§ **WHAT TO DO**
Repeat every record below exactly, leaving out the pictures.
[Start RECORDS FOR PROCESSING]
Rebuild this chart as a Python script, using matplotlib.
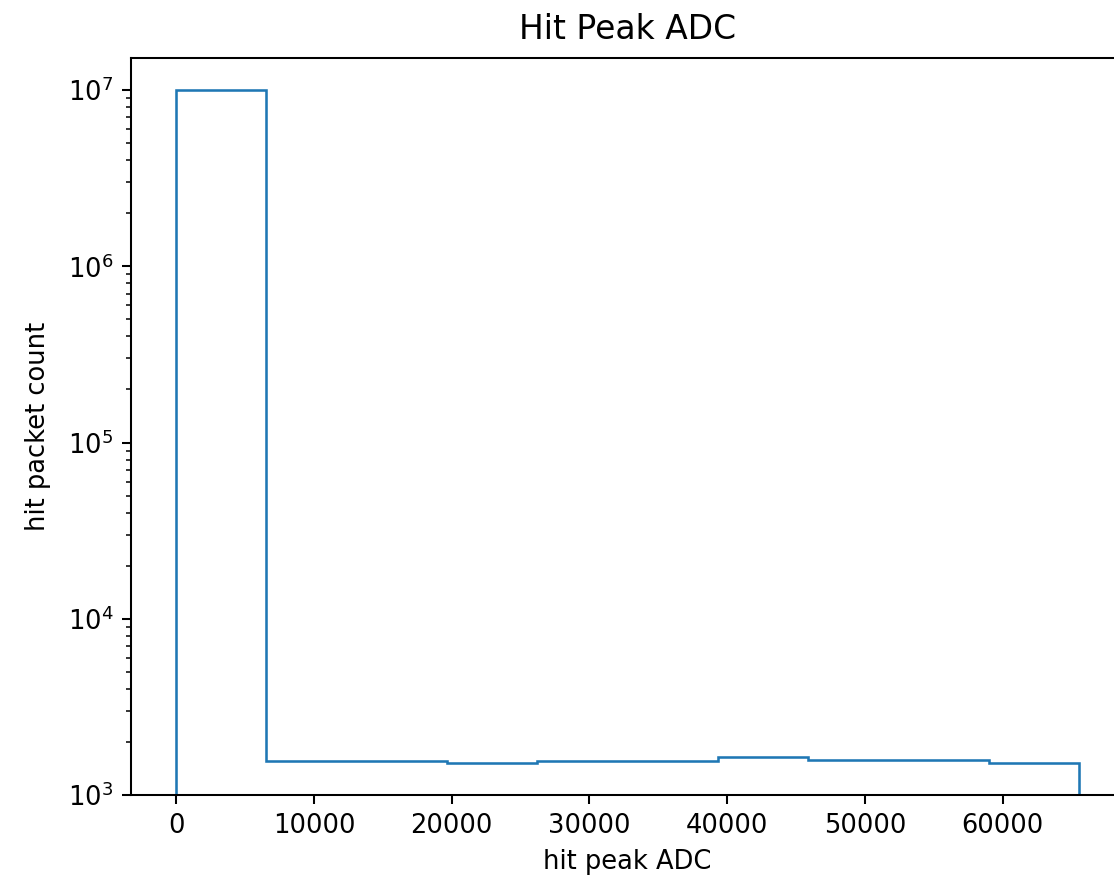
# Hit peak ADC histogram, log scale
import numpy as np
import matplotlib
matplotlib.use('Agg')
import matplotlib.pyplot as plt

# bin edges over the 16-bit ADC range, 10 bins
bin_edges = np.linspace(0, 65535, 11)
# counts per bin
counts = [1.0e7, 1565, 1565, 1525, 1565, 1565, 1650, 1580, 1580, 1525]

centers = (bin_edges[:-1] + bin_edges[1:]) / 2

fig = plt.figure(figsize=(1114 / 185, 884 / 185), dpi=185)
ax = fig.add_axes([0.1176, 0.1007, 0.8914, 0.8337])

ax.hist(centers, bins=bin_edges, weights=counts, histtype='step', log=True)
ax.set_ylim(1e3, 1.52e7)

ax.set_title('Hit Peak ADC', fontsize=12.8, pad=7.5)
ax.set_xlabel('hit peak ADC')
ax.set_ylabel('hit packet count', labelpad=6.5)

fig.savefig('out.png', dpi=185)
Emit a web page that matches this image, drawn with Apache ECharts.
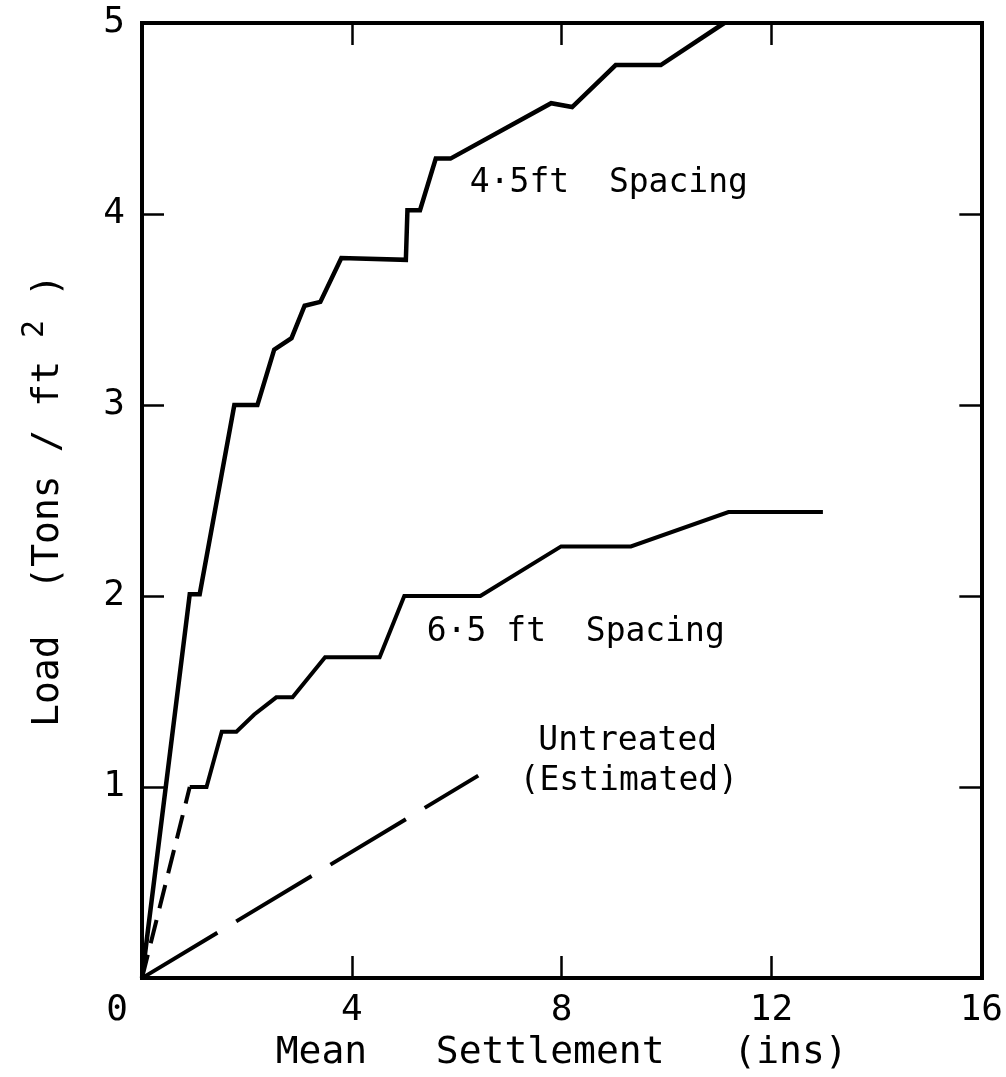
[End RECORDS FOR PROCESSING]
§ **RESULT BELOW**
Rebuild this chart as a Python script, using matplotlib.
# Hit peak ADC histogram, log scale
import numpy as np
import matplotlib
matplotlib.use('Agg')
import matplotlib.pyplot as plt

# bin edges over the 16-bit ADC range, 10 bins
bin_edges = np.linspace(0, 65535, 11)
# counts per bin
counts = [1.0e7, 1565, 1565, 1525, 1565, 1565, 1650, 1580, 1580, 1525]

centers = (bin_edges[:-1] + bin_edges[1:]) / 2

fig = plt.figure(figsize=(1114 / 185, 884 / 185), dpi=185)
ax = fig.add_axes([0.1176, 0.1007, 0.8914, 0.8337])

ax.hist(centers, bins=bin_edges, weights=counts, histtype='step', log=True)
ax.set_ylim(1e3, 1.52e7)

ax.set_title('Hit Peak ADC', fontsize=12.8, pad=7.5)
ax.set_xlabel('hit peak ADC')
ax.set_ylabel('hit packet count', labelpad=6.5)

fig.savefig('out.png', dpi=185)
Emit a web page that matches this image, drawn with Apache ECharts.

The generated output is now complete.